Limited v. Full Tort

Many people choose a car insurance plan based on the cost of the premium and not on the coverage it provides. It is true that most people think they will not get in a car accident because of their superior driving skills. They often forget that a serious accident may happen even to the best driver because of the other driver's fault. Taking into account the statistics that, on average, 15 accidents happen in Pennsylvania every hour, choosing the right insurance coverage is crucial.

It is prudent to choose a car insurance plan that covers more, not less. Even though more coverage comes at an extra cost, the cost is insignificant when compared to the actual expenditures a car accident may cause. The first thing everyone choosing a car insurance plan should consider is buying a plan with full tort, rather than limited tort. Unfortunately, many clients who call us and tell us they have been in a car accident, do not know whether they have full tort or limited tort insurance coverage.

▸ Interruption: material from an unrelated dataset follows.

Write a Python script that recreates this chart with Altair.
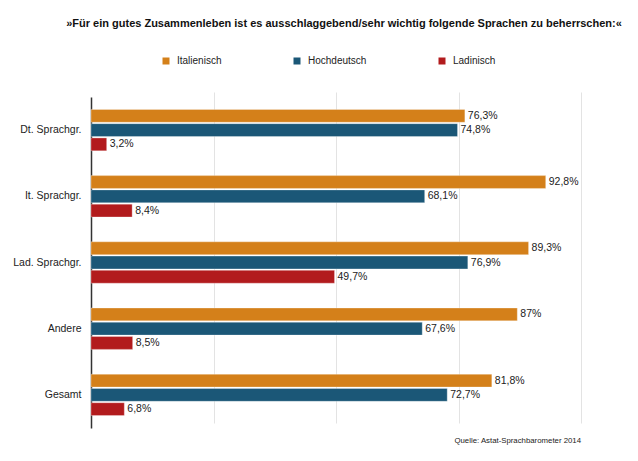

The Lassen Law Firm, Pennsylvania car accident attorneys, encourages you to know the difference between full tort and limited tort before choosing a car insurance plan.

What Is Limited Tort?
Limited tort coverage permits a person injured in an automobile accident to only recover for his or her out of pocket medical bills, wage loss, automobile repair costs, and other actual monetary losses. An individual who has limited tort coverage, has no right to pursue damages in a personal injury claim for pain and suffering and other similar damages, even when that person is not at fault. There are limited exceptions to this general rule. One exception permits a person with limited tort coverage to pursue a claim for pain and suffering where the injuries they sustained in the accident were "serious." Proving "serious" injuries, however, can present a real problem. First, the word "serious" is not clearly defined, therefore, there is no measuring stick distinguishing "serious" injuries from all others. Second, the threshold of seriousness can be so high, that a person with a permanent injury resulting from a wrist fracture may be deemed to not have suffered a "serious" injury. Of course, in severe situations, where an individual requires lifesaving treatment following an accident, his or her injuries would be considered serious and allow full recovery for pain and suffering. However, proving the seriousness of an injury is not easy.

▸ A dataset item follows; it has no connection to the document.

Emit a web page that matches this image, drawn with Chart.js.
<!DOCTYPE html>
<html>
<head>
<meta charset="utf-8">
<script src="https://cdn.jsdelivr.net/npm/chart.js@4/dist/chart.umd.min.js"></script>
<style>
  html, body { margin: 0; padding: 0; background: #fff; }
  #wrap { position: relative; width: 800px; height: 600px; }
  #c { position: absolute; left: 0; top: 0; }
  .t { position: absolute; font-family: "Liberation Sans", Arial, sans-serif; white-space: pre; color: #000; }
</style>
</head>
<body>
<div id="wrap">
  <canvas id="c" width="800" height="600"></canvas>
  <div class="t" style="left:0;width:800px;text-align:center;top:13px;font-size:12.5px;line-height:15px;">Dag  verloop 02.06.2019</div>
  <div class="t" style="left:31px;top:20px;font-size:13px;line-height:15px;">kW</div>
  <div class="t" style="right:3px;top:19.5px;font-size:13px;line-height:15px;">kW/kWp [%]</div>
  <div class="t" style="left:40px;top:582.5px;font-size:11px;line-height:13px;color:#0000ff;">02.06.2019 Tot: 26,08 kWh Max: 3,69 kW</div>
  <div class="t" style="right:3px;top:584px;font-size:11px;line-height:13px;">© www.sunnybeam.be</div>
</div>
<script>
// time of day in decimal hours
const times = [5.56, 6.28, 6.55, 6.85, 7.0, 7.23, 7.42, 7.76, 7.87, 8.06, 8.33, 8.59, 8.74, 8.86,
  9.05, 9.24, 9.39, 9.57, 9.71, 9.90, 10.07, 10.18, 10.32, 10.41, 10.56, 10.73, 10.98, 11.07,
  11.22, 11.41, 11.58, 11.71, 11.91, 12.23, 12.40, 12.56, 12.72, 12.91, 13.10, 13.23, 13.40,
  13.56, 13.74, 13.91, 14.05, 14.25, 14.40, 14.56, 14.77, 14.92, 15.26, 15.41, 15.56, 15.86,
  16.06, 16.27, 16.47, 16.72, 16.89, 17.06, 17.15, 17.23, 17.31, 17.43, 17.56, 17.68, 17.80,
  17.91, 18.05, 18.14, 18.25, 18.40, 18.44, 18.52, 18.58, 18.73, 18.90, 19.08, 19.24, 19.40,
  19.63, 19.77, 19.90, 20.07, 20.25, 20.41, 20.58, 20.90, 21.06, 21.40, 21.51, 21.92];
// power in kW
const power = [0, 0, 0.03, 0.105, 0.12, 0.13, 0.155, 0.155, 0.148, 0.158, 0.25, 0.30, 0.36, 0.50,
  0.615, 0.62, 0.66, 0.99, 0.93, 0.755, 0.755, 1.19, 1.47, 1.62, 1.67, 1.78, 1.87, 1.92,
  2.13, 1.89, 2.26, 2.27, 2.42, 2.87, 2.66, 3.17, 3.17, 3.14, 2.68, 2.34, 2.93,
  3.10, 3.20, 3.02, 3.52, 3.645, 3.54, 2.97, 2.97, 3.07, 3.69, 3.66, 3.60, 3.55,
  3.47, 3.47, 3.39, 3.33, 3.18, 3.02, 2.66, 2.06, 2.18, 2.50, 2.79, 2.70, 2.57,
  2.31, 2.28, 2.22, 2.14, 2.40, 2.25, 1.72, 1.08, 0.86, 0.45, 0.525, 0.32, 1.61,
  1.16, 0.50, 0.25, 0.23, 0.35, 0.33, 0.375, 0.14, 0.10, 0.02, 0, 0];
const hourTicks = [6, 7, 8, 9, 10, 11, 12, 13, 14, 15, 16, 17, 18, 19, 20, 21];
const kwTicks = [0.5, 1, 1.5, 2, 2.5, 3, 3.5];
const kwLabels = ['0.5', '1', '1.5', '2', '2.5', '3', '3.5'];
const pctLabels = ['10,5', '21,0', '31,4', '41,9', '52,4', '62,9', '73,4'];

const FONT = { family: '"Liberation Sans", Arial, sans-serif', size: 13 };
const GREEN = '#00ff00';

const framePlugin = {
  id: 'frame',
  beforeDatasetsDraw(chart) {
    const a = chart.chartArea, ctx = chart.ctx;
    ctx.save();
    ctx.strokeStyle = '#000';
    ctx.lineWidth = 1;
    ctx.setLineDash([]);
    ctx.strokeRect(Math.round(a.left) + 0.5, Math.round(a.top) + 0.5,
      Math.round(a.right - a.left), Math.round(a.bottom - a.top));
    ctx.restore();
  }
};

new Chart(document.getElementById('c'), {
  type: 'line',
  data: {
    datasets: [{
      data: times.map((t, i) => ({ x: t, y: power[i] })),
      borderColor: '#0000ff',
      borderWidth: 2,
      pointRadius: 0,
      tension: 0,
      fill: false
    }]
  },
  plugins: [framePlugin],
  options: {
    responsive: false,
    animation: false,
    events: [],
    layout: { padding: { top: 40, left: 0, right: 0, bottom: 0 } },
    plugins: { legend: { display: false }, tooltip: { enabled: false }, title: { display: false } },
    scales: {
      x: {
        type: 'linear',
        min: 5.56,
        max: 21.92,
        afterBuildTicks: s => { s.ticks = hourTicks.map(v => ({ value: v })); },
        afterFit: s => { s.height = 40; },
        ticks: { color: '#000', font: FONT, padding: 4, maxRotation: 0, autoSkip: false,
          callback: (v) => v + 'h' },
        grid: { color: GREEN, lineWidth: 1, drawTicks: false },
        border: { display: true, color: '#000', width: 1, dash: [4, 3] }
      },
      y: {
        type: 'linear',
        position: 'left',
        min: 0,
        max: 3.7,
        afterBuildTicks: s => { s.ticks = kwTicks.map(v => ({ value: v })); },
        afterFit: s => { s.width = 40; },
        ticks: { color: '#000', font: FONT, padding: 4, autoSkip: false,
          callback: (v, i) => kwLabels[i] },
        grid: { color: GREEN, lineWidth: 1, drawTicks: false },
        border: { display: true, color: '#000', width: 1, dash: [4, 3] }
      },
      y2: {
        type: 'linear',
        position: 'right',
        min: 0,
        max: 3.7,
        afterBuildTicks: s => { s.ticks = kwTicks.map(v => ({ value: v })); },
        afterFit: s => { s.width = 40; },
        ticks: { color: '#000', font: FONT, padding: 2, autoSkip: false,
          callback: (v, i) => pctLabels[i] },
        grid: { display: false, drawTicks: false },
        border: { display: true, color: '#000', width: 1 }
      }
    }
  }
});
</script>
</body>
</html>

Another exception to non-recovery for pain and suffering applies when the driver who caused the accident is convicted of driving under the influence of alcohol. In such cases, pain and suffering damages may be recovered even in a limited tort coverage plan. However, if you are injured by a drunk driver who was killed in the accident, you will not be able to get pain and suffering damages under a limited tort coverage plan.

Additionally, it is important to note that if you or your kids and other family members are injured as passengers in other people's cars or even as pedestrians, the limited tort coverage will apply to them and will limit their financial recovery. You may save some money on your car insurance premiums if you choose a limited tort insurance plan, but may lose thousands of dollars of you sustain injuries in a car accident and those injuries are not considered "serious."

What Is Full Tort?
Full tort coverage provides compensation for all monetary losses plus pain and suffering regardless of the extent of the injury of the person who has been in a car accident, provided that the accident was not his or her fault. The individual with full tort coverage is not required to first demonstrate that they received a serious injury from the accident before they can recover for pain and suffering. In full tort coverage, there is no threshold which must first be met by an injured person to assert a claim for all of their losses.